→ **SET EXERCISE**
Give only the number of lines in the records below that contain the word "this".

--- start of WORKING DATA ---

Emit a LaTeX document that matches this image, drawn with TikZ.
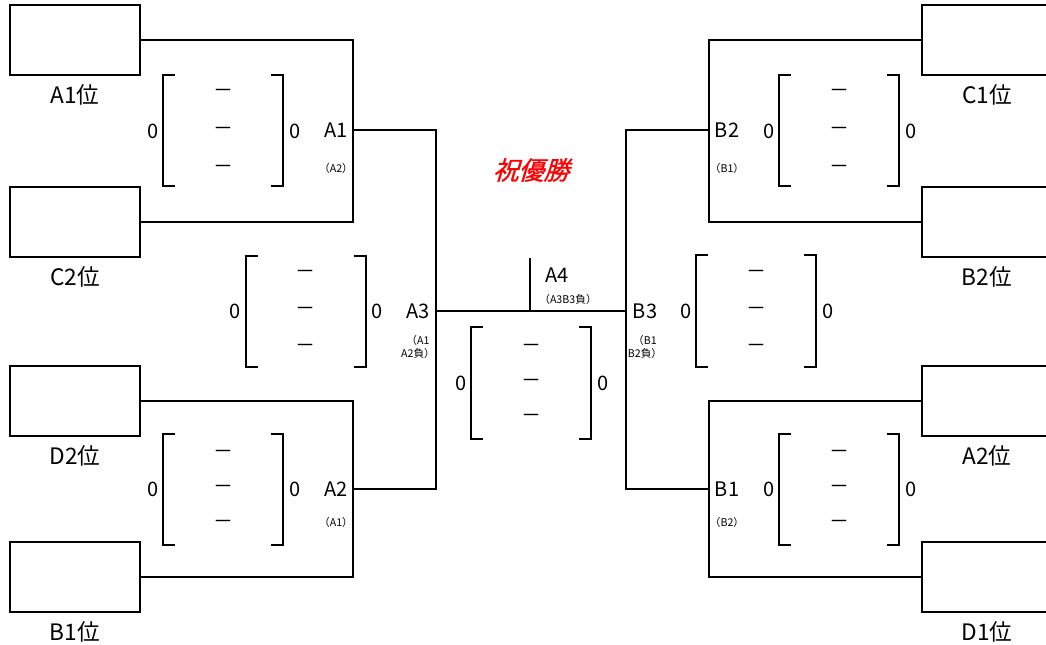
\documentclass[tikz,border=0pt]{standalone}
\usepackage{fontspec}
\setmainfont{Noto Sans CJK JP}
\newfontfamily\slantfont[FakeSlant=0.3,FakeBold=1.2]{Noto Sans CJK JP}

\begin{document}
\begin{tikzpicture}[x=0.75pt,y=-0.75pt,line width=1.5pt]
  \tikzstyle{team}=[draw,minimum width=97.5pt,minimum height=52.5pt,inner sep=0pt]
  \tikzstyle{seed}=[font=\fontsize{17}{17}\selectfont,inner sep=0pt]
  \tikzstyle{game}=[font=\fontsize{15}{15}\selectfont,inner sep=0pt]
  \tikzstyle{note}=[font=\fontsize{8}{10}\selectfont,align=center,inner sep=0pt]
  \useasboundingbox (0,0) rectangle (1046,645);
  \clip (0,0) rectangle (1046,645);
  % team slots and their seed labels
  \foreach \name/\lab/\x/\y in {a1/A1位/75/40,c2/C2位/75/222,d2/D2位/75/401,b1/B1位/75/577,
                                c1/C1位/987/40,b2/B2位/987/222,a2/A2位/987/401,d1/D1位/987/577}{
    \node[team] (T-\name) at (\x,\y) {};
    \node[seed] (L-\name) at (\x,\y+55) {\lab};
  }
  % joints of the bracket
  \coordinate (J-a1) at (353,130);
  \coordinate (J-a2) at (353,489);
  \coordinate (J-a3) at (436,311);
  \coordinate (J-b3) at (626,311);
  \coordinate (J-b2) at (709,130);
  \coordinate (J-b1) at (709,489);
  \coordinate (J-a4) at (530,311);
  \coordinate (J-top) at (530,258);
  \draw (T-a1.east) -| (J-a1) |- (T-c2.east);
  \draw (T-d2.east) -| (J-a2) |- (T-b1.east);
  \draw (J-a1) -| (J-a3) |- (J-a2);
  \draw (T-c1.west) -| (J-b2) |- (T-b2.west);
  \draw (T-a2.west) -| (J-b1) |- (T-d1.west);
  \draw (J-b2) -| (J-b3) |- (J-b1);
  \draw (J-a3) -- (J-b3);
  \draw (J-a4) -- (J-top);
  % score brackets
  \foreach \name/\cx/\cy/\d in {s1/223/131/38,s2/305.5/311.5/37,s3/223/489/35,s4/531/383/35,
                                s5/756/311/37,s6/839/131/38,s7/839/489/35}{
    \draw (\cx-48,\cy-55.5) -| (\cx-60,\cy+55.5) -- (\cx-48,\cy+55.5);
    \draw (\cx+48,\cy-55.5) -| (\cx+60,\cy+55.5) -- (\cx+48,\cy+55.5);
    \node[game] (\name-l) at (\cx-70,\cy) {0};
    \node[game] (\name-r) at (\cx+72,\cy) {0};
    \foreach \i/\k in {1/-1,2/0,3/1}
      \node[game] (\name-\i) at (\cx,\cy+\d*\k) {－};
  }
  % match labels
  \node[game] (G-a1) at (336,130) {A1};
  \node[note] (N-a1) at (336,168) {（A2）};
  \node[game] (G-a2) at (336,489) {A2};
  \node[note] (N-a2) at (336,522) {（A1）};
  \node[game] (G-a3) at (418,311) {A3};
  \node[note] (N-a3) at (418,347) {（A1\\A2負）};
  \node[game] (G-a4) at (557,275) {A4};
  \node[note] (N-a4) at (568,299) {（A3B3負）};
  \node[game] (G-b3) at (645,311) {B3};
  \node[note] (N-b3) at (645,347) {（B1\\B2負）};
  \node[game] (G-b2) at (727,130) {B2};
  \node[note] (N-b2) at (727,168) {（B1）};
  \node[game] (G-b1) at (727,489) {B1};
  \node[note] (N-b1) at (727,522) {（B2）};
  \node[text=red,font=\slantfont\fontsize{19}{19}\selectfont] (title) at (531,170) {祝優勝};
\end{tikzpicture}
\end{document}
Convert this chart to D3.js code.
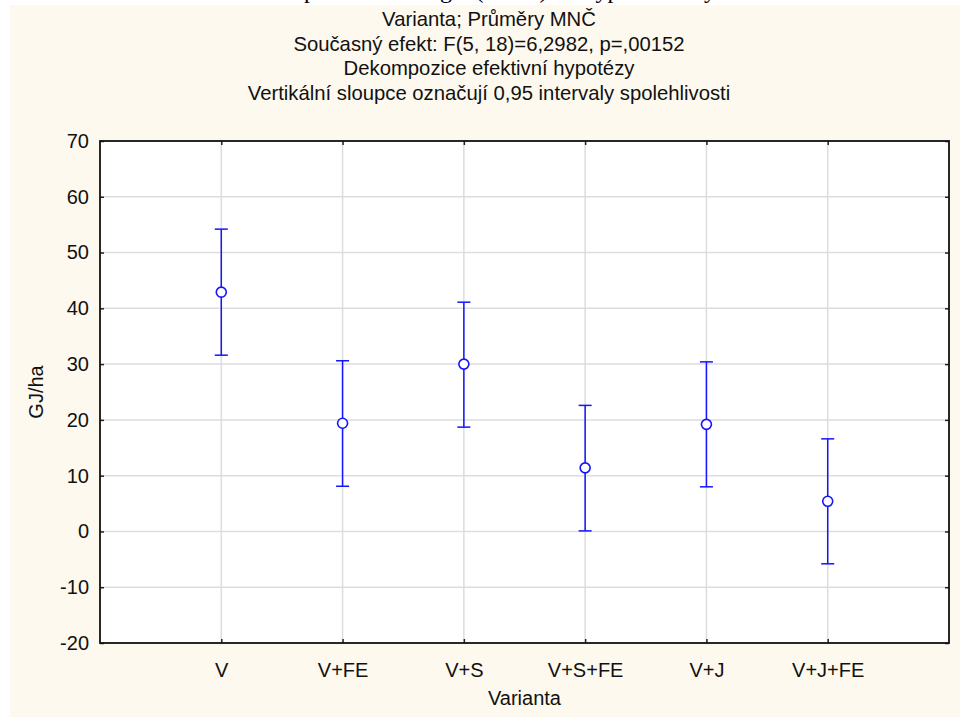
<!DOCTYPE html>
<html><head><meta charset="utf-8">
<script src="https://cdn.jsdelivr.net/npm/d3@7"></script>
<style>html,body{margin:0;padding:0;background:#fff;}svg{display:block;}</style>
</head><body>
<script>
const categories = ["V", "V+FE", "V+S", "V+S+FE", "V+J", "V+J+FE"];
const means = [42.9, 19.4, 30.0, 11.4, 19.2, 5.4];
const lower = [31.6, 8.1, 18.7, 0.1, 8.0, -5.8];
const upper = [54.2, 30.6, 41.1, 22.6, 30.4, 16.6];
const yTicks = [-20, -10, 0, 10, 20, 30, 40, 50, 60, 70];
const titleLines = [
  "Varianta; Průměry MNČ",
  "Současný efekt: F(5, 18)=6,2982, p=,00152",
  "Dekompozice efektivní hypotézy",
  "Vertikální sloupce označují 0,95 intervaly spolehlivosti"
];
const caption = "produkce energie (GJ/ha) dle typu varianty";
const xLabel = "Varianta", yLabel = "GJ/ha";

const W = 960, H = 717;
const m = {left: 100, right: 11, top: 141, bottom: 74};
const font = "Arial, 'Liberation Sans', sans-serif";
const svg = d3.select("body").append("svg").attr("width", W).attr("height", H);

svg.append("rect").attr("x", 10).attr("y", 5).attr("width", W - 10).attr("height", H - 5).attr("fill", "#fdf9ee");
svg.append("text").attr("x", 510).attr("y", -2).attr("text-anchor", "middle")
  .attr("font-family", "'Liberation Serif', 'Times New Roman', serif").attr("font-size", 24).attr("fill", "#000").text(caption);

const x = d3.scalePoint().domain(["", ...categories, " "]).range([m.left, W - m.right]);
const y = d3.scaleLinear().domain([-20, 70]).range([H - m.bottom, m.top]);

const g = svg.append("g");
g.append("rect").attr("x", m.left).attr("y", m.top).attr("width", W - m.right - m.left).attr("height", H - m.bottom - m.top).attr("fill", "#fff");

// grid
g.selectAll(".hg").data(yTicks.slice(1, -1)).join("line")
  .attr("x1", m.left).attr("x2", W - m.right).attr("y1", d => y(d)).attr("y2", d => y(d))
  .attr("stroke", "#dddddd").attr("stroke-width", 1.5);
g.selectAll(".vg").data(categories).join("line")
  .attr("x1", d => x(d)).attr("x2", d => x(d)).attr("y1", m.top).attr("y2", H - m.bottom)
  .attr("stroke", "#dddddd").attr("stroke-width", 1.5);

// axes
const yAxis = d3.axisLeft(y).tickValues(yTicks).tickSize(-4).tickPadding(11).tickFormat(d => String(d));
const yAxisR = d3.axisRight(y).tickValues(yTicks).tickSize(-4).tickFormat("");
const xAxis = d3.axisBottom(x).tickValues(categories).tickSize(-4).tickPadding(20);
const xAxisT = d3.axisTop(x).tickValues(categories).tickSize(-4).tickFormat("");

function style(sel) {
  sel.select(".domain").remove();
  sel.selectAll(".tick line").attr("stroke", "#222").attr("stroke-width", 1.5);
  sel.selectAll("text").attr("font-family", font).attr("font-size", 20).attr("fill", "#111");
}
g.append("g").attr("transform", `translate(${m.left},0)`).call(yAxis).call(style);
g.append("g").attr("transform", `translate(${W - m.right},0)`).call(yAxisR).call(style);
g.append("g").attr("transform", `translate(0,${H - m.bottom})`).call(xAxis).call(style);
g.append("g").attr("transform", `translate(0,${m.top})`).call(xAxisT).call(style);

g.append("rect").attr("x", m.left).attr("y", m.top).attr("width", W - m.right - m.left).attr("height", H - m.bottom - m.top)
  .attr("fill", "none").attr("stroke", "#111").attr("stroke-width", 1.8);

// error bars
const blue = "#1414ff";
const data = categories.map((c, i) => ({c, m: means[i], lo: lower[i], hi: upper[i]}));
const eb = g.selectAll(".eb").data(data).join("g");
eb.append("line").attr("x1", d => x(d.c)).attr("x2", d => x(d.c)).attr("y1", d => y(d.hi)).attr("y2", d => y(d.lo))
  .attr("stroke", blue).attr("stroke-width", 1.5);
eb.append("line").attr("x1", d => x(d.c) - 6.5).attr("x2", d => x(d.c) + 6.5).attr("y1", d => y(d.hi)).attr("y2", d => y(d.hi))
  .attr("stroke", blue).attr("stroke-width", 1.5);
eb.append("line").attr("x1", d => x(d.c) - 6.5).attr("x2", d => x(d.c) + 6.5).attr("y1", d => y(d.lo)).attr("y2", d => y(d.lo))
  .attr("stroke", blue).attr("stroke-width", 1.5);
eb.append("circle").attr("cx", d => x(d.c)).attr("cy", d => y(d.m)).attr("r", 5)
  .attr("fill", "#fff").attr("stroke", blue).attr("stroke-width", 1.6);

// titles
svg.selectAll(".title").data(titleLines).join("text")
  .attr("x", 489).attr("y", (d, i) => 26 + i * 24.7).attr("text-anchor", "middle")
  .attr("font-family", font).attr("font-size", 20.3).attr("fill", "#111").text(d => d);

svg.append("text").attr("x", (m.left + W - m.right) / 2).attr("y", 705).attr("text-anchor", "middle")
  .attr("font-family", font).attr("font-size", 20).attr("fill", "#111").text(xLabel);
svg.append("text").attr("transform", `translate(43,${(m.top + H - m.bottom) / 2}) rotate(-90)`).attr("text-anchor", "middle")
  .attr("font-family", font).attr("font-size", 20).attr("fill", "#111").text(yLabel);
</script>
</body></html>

--- end of WORKING DATA ---

→ **EXERCISE RESPONSE**
2